Wind River Review: Jeremy Renner Rivets in Taylor Sheridan’s Sizzler


Love it when a movie sneaks up on us and surprises with its unbridled awesomeness. That is what happens when undertaking the breathtaking thriller that is Taylor Sheridan’s Wind River.

The writer of Sicario and Hell or High Water makes his directorial debut, bringing his script to chilling life on the screen in a manner that never lets up and hits all the emotional notes, both low and high.

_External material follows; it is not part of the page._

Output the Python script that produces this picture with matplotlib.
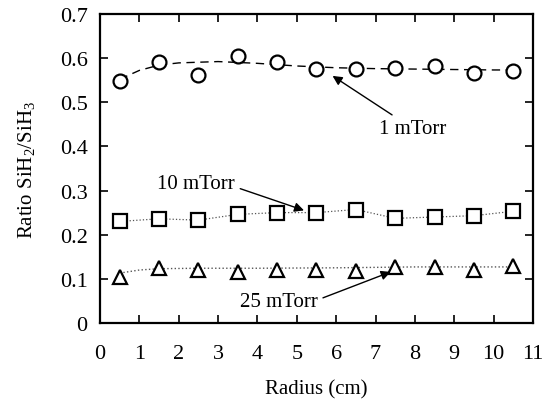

Jeremy Renner is a tracker/hunter with the U.S. Fish and Wildlife department, who works frequently in the Wind River Native American Reservation in Wyoming. When tragedy strikes, it hits close to home for Renner’s Cory Lambert. A Native American girl was found in the frozen tundra, miles from any structures. She was raped and murdered, barefoot and clearly had been running for as long as she could. It turns out to be a friend’s daughter of Lambert and because of his close and deep personal connection to the crime, he has all the interest in the world in helping bring justice.

Help arrives in the form of a neophyte FBI Agent. Jane Banner (Elizabeth Olsen) hails from the Las Vegas office and lands in the middle of winter, with hardly a jacket that would protect her for more than an hour in the icy elements. She needs Lambert’s help and as is clear, he is more than willing to aid her in the investigation. After all, for what he wants out of this, his job title fits the type of justice he seeks to extol impeccably– tracker and hunter.

 

Renner is a miracle. He explores emotional depths in Wind River that he has only hinted at prior. It is a stunning and earth shaking performance that is simultaneously a study in grief, regret and how to forge ahead in life, long after the worst tragedy imaginable has permanently scarred you. The Oscar nominee for The Hurt Locker could hear his name called again as a nominee for his haunting turn that finds him commanding the screen in the most heartbreakingly haunting of ways. Whether the Academy will remember him at voting time is another story. They did recall Jeff Bridges for a Supporting Actor nod for Sheridan’s Hell or High Water (which was released at the same time) last year, so there is hope. This is not a performance than can be easily forgotten. Not this year, not next… it probably will permeate the soul forever.

Olsen is solid, although her character comes off as a little weak in the early stages of the film. Then again, that is how she was written. Banner is a token “aide” to the Reservation police that are attempting to solve this crime. She is not meant to be all that much of a help. We learn, through the film, that in real life only one of eight missing people reported from Native American Reservations gets any kind of interest from authorities.

The actress normally plays strong women, and Banner becomes that way over the course of the film. Also, witnessing the partnership develop between Lambert and Banner is one of the many stirring aspects of Wind River. Whereas the Fish and Wildlife officer knows the lay of the land and the people who inhabit this area, it is Olsen who proves to be invaluable when it comes to her comprehension of human behavior. Together, one could say, they become a force of nature in a landscape that has Mother Nature ruling the roost. After all, they are in a race against time because the snowy crime scene is being stripped of its clues by the elements as the hours tick by.

Sheridan has a gift of storytelling that has enthralled with each successive effort. Sicario sizzled and Hell or High Water had us breathless. His leap adding the director’s hat to his repertoire illustrates that this man’s gift of tale telling is not limited to the page. How this film is shot, scored, executed and edited together proves that we are merely seeing the tip of the talent iceberg that is the auteur.

One last thing, also being released this week, in limited release, is Kathryn Bigelow’s Detroit. Where that film shines a light on the plight of African Americans that will have you thinking that little has changed since its 1967 timeline, Wind River should be a lesson in how Native Americans are living in this country. They are a forgotten swath of people and with so little hope and opportunity on the reservation, brilliantly illustrated in Wind River, that it is no surprise that crime, alcohol and drug abuse abound.

It is a plight on the American experience that this film shows us, must be addressed. Not only because it is a wrong that needs righting, it is our collective responsibility as human beings who populate this land where they once prospered.